> [INSTRUCTIONS FOR THE TASK]:
Return the material exactly, first line through the line containing "from matplotlib.lines import Line2D", and nothing more. Pictures stay out.

> [Dataset entries]:

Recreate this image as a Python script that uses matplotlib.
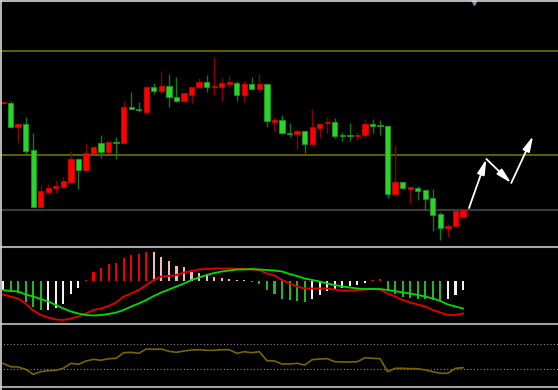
import numpy as np
import matplotlib
matplotlib.use("Agg")
import matplotlib.pyplot as plt
from matplotlib.patches import Rectangle
from matplotlib.lines import Line2D


# candle data (price units)
opens = [14.67, 14.67, 12.30, 12.57, 10.00, 4.30, 5.80, 6.23, 6.30, 6.83,
         9.07, 8.03, 9.67, 10.67, 9.77, 10.80, 10.73, 14.30, 14.13, 13.83,
         16.30, 15.93, 16.40, 15.33, 14.87, 15.50, 16.27, 16.80, 16.30, 16.33,
         16.63, 16.67, 15.53, 16.60, 16.10, 16.57, 12.85, 13.00, 11.70, 11.60,
         11.87, 10.60, 12.23, 12.67, 12.83, 11.50, 11.50, 11.37, 11.47, 12.60,
         12.50, 12.40, 5.63, 6.80, 6.10, 6.23, 5.97, 5.17, 3.57, 2.23,
         2.40, 3.33]
closes = [14.73, 12.30, 12.57, 9.93, 4.33, 5.87, 6.20, 6.37, 6.90, 9.10,
          8.03, 9.70, 10.33, 9.77, 10.80, 10.70, 14.27, 14.10, 13.97, 16.33,
          15.93, 16.40, 15.30, 14.87, 15.67, 16.30, 16.80, 16.33, 16.40, 16.70,
          16.70, 15.53, 16.60, 16.10, 16.57, 12.87, 12.97, 11.67, 11.57, 11.87,
          10.60, 12.30, 12.63, 12.83, 11.43, 11.40, 11.37, 11.50, 12.57, 12.43,
          12.37, 5.63, 6.80, 6.23, 6.27, 5.90, 5.13, 3.50, 2.17, 2.40,
          3.90, 4.00]
highs = [14.80, 14.90, 12.60, 13.30, 11.67, 6.50, 6.63, 6.97, 7.27, 9.90,
         9.17, 10.70, 10.43, 11.50, 10.90, 11.30, 14.93, 15.83, 14.83, 16.37,
         16.70, 17.90, 17.63, 17.27, 15.70, 16.33, 17.17, 17.50, 19.30, 17.20,
         17.37, 16.93, 16.90, 17.27, 17.63, 16.60, 13.27, 13.47, 12.70, 12.13,
         11.90, 14.10, 12.67, 13.27, 13.20, 11.80, 12.70, 11.80, 13.10, 13.13,
         12.97, 12.45, 10.50, 6.85, 6.30, 6.40, 6.00, 6.10, 3.77, 2.60,
         3.95, 4.00]
lows = [14.60, 12.20, 10.83, 9.63, 4.30, 4.30, 5.60, 5.70, 6.25, 6.70,
        6.07, 8.00, 9.57, 9.23, 9.67, 9.10, 10.70, 14.10, 13.77, 13.60,
        15.57, 15.57, 14.30, 14.83, 14.83, 14.73, 16.23, 15.80, 15.47, 14.93,
        16.17, 14.90, 14.77, 16.07, 15.77, 12.33, 11.93, 11.60, 11.30, 10.10,
        9.70, 10.57, 11.17, 11.73, 11.23, 10.87, 10.87, 11.00, 11.23, 11.67,
        11.47, 5.23, 5.60, 6.13, 4.60, 5.00, 4.00, 1.90, 1.00, 1.33,
        2.33, 3.33]

# horizontal levels on the price panel
resist_levels = [19.9, 9.5]
support_level = 4.0

# projected path drawn with white arrows (candle index, price)
path_x = [61.8, 64.1, 67.4, 70.3]
path_y = [4.2, 9.1, 6.7, 11.4]

# MACD
hist = [-0.17, -0.21, -0.23, -0.41, -0.52, -0.58, -0.57, -0.53, -0.45, -0.26,
        -0.13, 0.03, 0.19, 0.27, 0.34, 0.37, 0.47, 0.53, 0.55, 0.59,
        0.58, 0.48, 0.40, 0.31, 0.28, 0.19, 0.16, 0.12, 0.09, 0.07,
        0.05, 0.03, 0.02, -0.02, -0.05, -0.17, -0.25, -0.35, -0.38, -0.39,
        -0.41, -0.35, -0.28, -0.19, -0.15, -0.13, -0.10, -0.08, -0.04, 0.03,
        0.04, -0.18, -0.25, -0.31, -0.33, -0.35, -0.36, -0.37, -0.38, -0.36,
        -0.27, -0.18]
dif = [-0.27, -0.31, -0.35, -0.45, -0.59, -0.68, -0.73, -0.77, -0.78, -0.75,
       -0.71, -0.65, -0.58, -0.55, -0.50, -0.43, -0.31, -0.25, -0.18, -0.08,
       0.02, 0.09, 0.10, 0.12, 0.17, 0.20, 0.23, 0.24, 0.25, 0.25,
       0.25, 0.24, 0.24, 0.23, 0.22, 0.15, 0.11, 0.02, -0.05, -0.11,
       -0.15, -0.15, -0.15, -0.15, -0.17, -0.19, -0.19, -0.18, -0.17, -0.16,
       -0.17, -0.25, -0.31, -0.38, -0.43, -0.47, -0.51, -0.58, -0.63, -0.68,
       -0.68, -0.65]
dea = [-0.18, -0.20, -0.21, -0.27, -0.31, -0.36, -0.41, -0.48, -0.55, -0.61,
       -0.65, -0.68, -0.69, -0.68, -0.66, -0.63, -0.58, -0.51, -0.45, -0.38,
       -0.30, -0.23, -0.17, -0.11, -0.05, 0.02, 0.07, 0.12, 0.16, 0.19,
       0.21, 0.23, 0.23, 0.24, 0.23, 0.22, 0.21, 0.19, 0.14, 0.10,
       0.05, 0.02, -0.01, -0.05, -0.08, -0.11, -0.13, -0.15, -0.16, -0.16,
       -0.16, -0.18, -0.20, -0.23, -0.25, -0.28, -0.31, -0.35, -0.40, -0.47,
       -0.51, -0.55]

# RSI
rsi = [39.1, 33.7, 33.2, 29.5, 21.5, 25.7, 27.3, 27.9, 31.1, 39.1,
       37.5, 42.8, 45.5, 43.9, 46.5, 47.1, 56.1, 56.7, 55.1, 62.0,
       61.5, 62.0, 58.3, 56.7, 58.8, 60.4, 60.9, 59.9, 59.9, 60.9,
       60.9, 55.1, 57.7, 56.1, 57.7, 43.3, 42.8, 38.0, 38.0, 39.1,
       36.4, 44.9, 46.0, 46.5, 41.7, 41.2, 41.2, 41.7, 48.1, 47.1,
       46.5, 25.7, 31.1, 31.1, 30.5, 30.5, 28.4, 25.7, 23.1, 23.1,
       31.1, 32.1]
rsi_levels = [70, 30]


W, H = 558, 390
fig = plt.figure(figsize=(W / 100, H / 100), dpi=100, facecolor='black')

def px_axes(top, bottom):
    # axes spanning pixel rows top..bottom, full width
    ax = fig.add_axes([0, 1 - bottom / H, 1, (bottom - top) / H])
    ax.set_facecolor('black')
    for s in ax.spines.values():
        s.set_visible(False)
    ax.set_xticks([])
    ax.set_yticks([])
    ax.set_xlim(-0.4, 73.6)
    return ax

ax1 = px_axes(0, 246)
ax2 = px_axes(248, 322)
ax3 = px_axes(325, 386)

n = len(opens)
x = np.arange(n)

# ---- price panel
ax1.set_ylim(0.4, 25.0)
for lv in resist_levels:
    ax1.axhline(lv, color='#707008', lw=1.2, zorder=1)
ax1.axhline(support_level, color='#3a3a3a', lw=1.6, zorder=1)

for i in range(n):
    o, c, h, l = opens[i], closes[i], highs[i], lows[i]
    up = c >= o
    body_c = '#ff0000' if up else '#2bd42b'
    edge_c = '#d00000' if up else '#1a9a1a'
    wick_c = '#8a0000' if up else '#137a13'
    ax1.vlines(i, l, h, color=wick_c, lw=1.0, zorder=2)
    bh = max(abs(c - o), 0.14)
    ax1.add_patch(Rectangle((i - 0.35, min(o, c)), 0.7, bh,
                            facecolor=body_c, edgecolor=edge_c, lw=0.6, zorder=3))

for k in range(len(path_x) - 1):
    ax1.annotate('', xy=(path_x[k + 1], path_y[k + 1]), xytext=(path_x[k], path_y[k]),
                 arrowprops=dict(arrowstyle='-|>,head_length=0.9,head_width=0.22',
                                 color='white', lw=1.3, shrinkA=0, shrinkB=0),
                 zorder=5)

ax1.plot([62.5], [25.05], marker='v', ms=7, color='#8092a8', clip_on=False, zorder=6)

# ---- MACD panel
ax2.set_ylim(-0.82, 0.66)
prev = np.concatenate([[hist[0]], hist[:-1]])
colors = []
for h, p in zip(hist, prev):
    if h >= 0:
        colors.append('#ee0000' if h >= p else '#f2b8c0')
    else:
        colors.append('#22b822' if h < p else '#f2f2f2')
ax2.bar(x, hist, width=0.28, color=colors, zorder=2)
ax2.plot(x, dif, color='#dd0000', lw=1.4, zorder=3)
ax2.plot(x, dea, color='#00dd00', lw=1.3, zorder=4)

# ---- RSI panel
ax3.set_ylim(2.8, 100.4)
for lv in rsi_levels:
    ax3.axhline(lv, color='#8a8a8a', lw=0.8, ls=(0, (1, 2)), zorder=1)
ax3.plot(x, rsi, color='#7a6400', lw=1.2, zorder=2)

# panel separators and frame
for yy, col in [(247, '#a8a8a8'), (323.5, '#a0a0a0'), (387, '#a0a0a0')]:
    fig.add_artist(Line2D([0, 1], [1 - yy / H, 1 - yy / H], transform=fig.transFigure,
                          color=col, lw=1.5))
fig.add_artist(Line2D([0, 1], [1 - 0.5 / H, 1 - 0.5 / H], transform=fig.transFigure,
                      color='#d8d8d8', lw=1.2))
fig.add_artist(Line2D([0.5 / W, 0.5 / W], [0, 1], transform=fig.transFigure,
                      color='#d8d8d8', lw=1.2))

fig.savefig('out.png', dpi=100, facecolor='black')
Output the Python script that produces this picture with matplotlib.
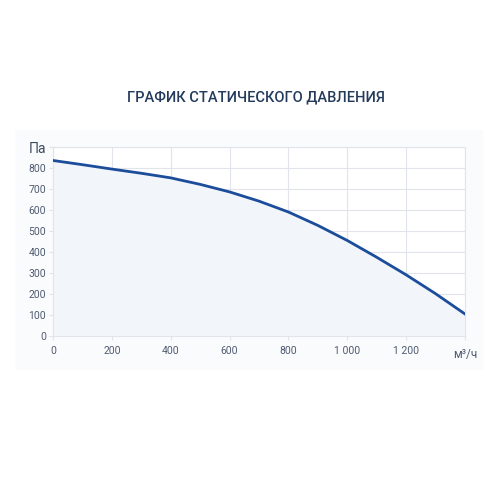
import matplotlib.pyplot as plt
from matplotlib.patches import Rectangle

plt.rcParams['font.family'] = ['Roboto', 'DejaVu Sans']

# airflow, m3/h and static pressure, Pa
flow = [0, 100, 200, 300, 400, 500, 600, 700, 800, 900, 1000, 1100, 1200, 1300, 1400]
pressure = [838, 818, 797, 777, 755, 724, 688, 644, 592, 528, 456, 376, 292, 202, 105]

x_ticks = [0, 200, 400, 600, 800, 1000, 1200, 1400]
x_labels = ["0", "200", "400", "600", "800", "1 000", "1 200", "м³/ч"]
y_ticks = [0, 100, 200, 300, 400, 500, 600, 700, 800, 900]
y_labels = ["0", "100", "200", "300", "400", "500", "600", "700", "800", "Па"]

fig = plt.figure(figsize=(5, 5), dpi=100)
fig.patches.append(Rectangle((0.03, 0.26), 0.935, 0.48, transform=fig.transFigure,
                             facecolor="#fafbfd", edgecolor="none", zorder=-1))

ax = fig.add_axes([0.106, 0.328, 0.824, 0.377])
ax.set_zorder(2)
ax.set_facecolor("white")

ax.fill_between(flow, pressure, 0, color="#f2f5fa", zorder=1)
ax.plot(flow, pressure, color="#1b4d9b", linewidth=2.0, zorder=3)

ax.set_xlim(0, 1400)
ax.set_ylim(0, 900)
ax.set_xticks(x_ticks)
ax.set_xticklabels(x_labels)
ax.set_yticks(y_ticks)
ax.set_yticklabels(y_labels)

ax.grid(True, color="#e1e4ea", linewidth=0.8, zorder=0)
ax.set_axisbelow(True)
for s in ax.spines.values():
    s.set_color("#e1e4ea")
    s.set_linewidth(0.8)

ax.tick_params(axis="both", colors="#e1e4ea", labelcolor="#4f5b70",
               labelsize=7.5, length=3, width=0.8)
ax.tick_params(axis="x", pad=4)
ax.tick_params(axis="y", pad=2)
ax.get_yticklabels()[-1].set_fontsize(10)
ax.get_yticklabels()[-1].set_color("#3d4a5e")
ax.get_xticklabels()[-1].set_fontsize(8.5)
ax.get_xticklabels()[-1].set_y(-0.012)

fig.text(0.512, 0.806, "ГРАФИК СТАТИЧЕСКОГО ДАВЛЕНИЯ", ha="center", va="center",
         fontsize=10.5, fontweight="medium", color="#243b5c")

fig.savefig("out.png", dpi=100, facecolor="white")
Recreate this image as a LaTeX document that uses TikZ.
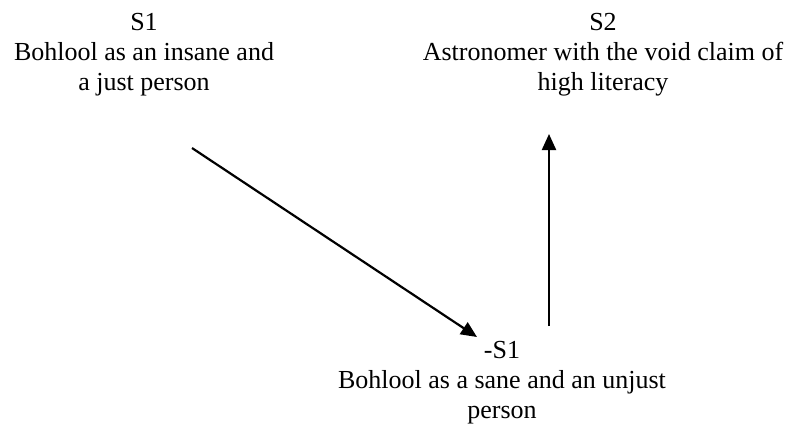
\documentclass[tikz,border=0pt]{standalone}
\usepackage{fontspec}
\setmainfont{Liberation Serif}
\usetikzlibrary{arrows.meta}

\begin{document}
\begin{tikzpicture}[x=1pt,y=-1pt,line width=2.2pt,>={Triangle[length=16pt,width=14pt]},
  state/.style={align=center,inner sep=0pt,anchor=base,font=\fontsize{26}{30}\selectfont}]
  \useasboundingbox (0,0) rectangle (792,426);
  % estados
  \node[state] (s1) at (144,90){S1\\Bohlool as an insane and\\a just person};
  \node[state] (s2) at (603,90){S2\\Astronomer with the void claim of\\high literacy};
  \node[state] (nots1) at (502,418){-S1\\Bohlool as a sane and an unjust\\person};
  % flechas
  \coordinate (d1) at (192,148); \coordinate (d2) at (477,337);
  \coordinate (u1) at (549,326); \coordinate (u2) at (549,134);
  \draw[->] (d1)--(d2);
  \draw[->] (u1)--(u2);
\end{tikzpicture}
\end{document}
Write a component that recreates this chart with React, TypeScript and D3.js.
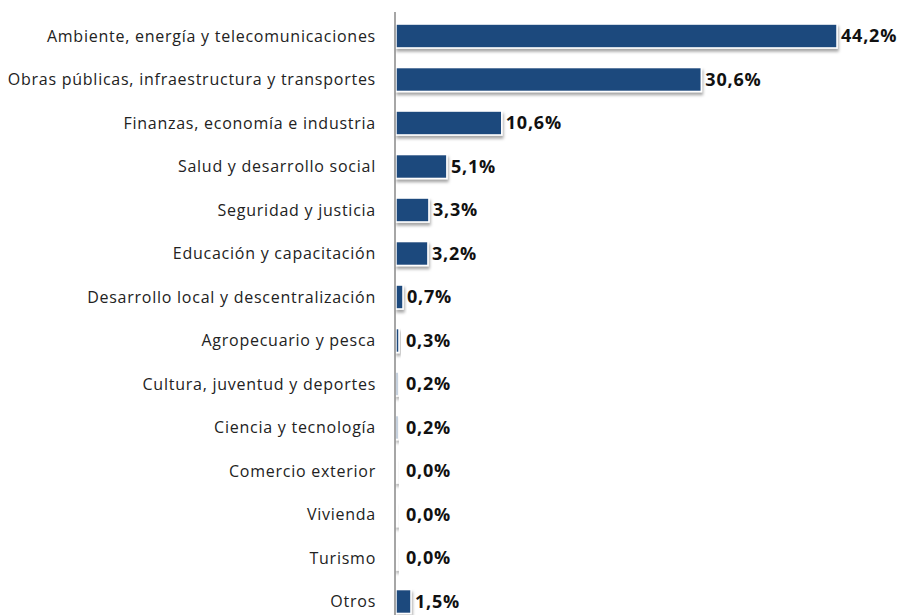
import { useEffect, useRef } from 'react';
import * as d3 from 'd3';

const categories = [
  'Ambiente, energía y telecomunicaciones',
  'Obras públicas, infraestructura y transportes',
  'Finanzas, economía e industria',
  'Salud y desarrollo social',
  'Seguridad y justicia',
  'Educación y capacitación',
  'Desarrollo local y descentralización',
  'Agropecuario y pesca',
  'Cultura, juventud y deportes',
  'Ciencia y tecnología',
  'Comercio exterior',
  'Vivienda',
  'Turismo',
  'Otros',
];
const values = [44.2, 30.6, 10.6, 5.1, 3.3, 3.2, 0.7, 0.3, 0.2, 0.2, 0.0, 0.0, 0.0, 1.5];

const width = 902;
const height = 615;
const barColor = '#1f497d';

export default function App() {
  const ref = useRef<SVGSVGElement>(null);

  useEffect(() => {
    document.body.style.margin = '0';
    const svg = d3.select(ref.current);
    svg.selectAll('*').remove();

    const data = categories.map((c, i) => ({ cat: c, value: values[i] }));
    const axisX = 395;

    const x = d3.scaleLinear().domain([0, 44.2]).range([axisX, 836]);
    const y = d3
      .scaleBand()
      .domain(categories)
      .range([14.25, 623.25])
      .paddingInner(0.45)
      .paddingOuter(0.225);

    const defs = svg.append('defs');
    const filter = defs
      .append('filter')
      .attr('id', 'shadow')
      .attr('x', '-50%')
      .attr('y', '-20%')
      .attr('width', '200%')
      .attr('height', '160%');
    filter
      .append('feDropShadow')
      .attr('dx', 1)
      .attr('dy', 3)
      .attr('stdDeviation', 1.5)
      .attr('flood-color', '#000')
      .attr('flood-opacity', 0.35);

    // bars
    svg
      .append('g')
      .selectAll('rect')
      .data(data)
      .enter()
      .append('rect')
      .attr('x', x(0) + 1)
      .attr('y', d => y(d.cat))
      .attr('width', d => Math.max(x(d.value) - x(0), 2))
      .attr('height', y.bandwidth())
      .attr('fill', d => (d.value > 0 ? barColor : '#fff'))
      .attr('stroke', '#fff')
      .attr('stroke-width', 1.5)
      .attr('filter', 'url(#shadow)');

    // axis line
    svg
      .append('line')
      .attr('x1', axisX)
      .attr('x2', axisX)
      .attr('y1', 12)
      .attr('y2', height)
      .attr('stroke', '#888')
      .attr('stroke-width', 1.5);

    // category labels
    svg
      .append('g')
      .selectAll('text')
      .data(data)
      .enter()
      .append('text')
      .attr('x', 376)
      .attr('y', d => y(d.cat) + y.bandwidth() / 2)
      .attr('dy', '0.35em')
      .attr('text-anchor', 'end')
      .style('font-family', 'Open Sans')
      .style('font-size', '16px')
      .style('letter-spacing', '0.75px')
      .style('fill', '#222')
      .text(d => d.cat);

    // value labels
    svg
      .append('g')
      .selectAll('text')
      .data(data)
      .enter()
      .append('text')
      .attr('x', d => Math.max(x(d.value), x(0) + 6) + 5)
      .attr('y', d => y(d.cat) + y.bandwidth() / 2)
      .attr('dy', '0.36em')
      .style('font-family', 'Open Sans')
      .style('font-weight', 'bold')
      .style('font-size', '18px')
      .style('letter-spacing', '0.8px')
      .style('fill', '#111')
      .text(d => d.value.toFixed(1).replace('.', ',') + '%');
  }, []);

  return <svg ref={ref} width={width} height={height} style={{ display: 'block', background: '#fff' }} />;
}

> [CORRECT ANSWER]:
Recreate this image as a Python script that uses matplotlib.
import numpy as np
import matplotlib
matplotlib.use("Agg")
import matplotlib.pyplot as plt
from matplotlib.patches import Rectangle
from matplotlib.lines import Line2D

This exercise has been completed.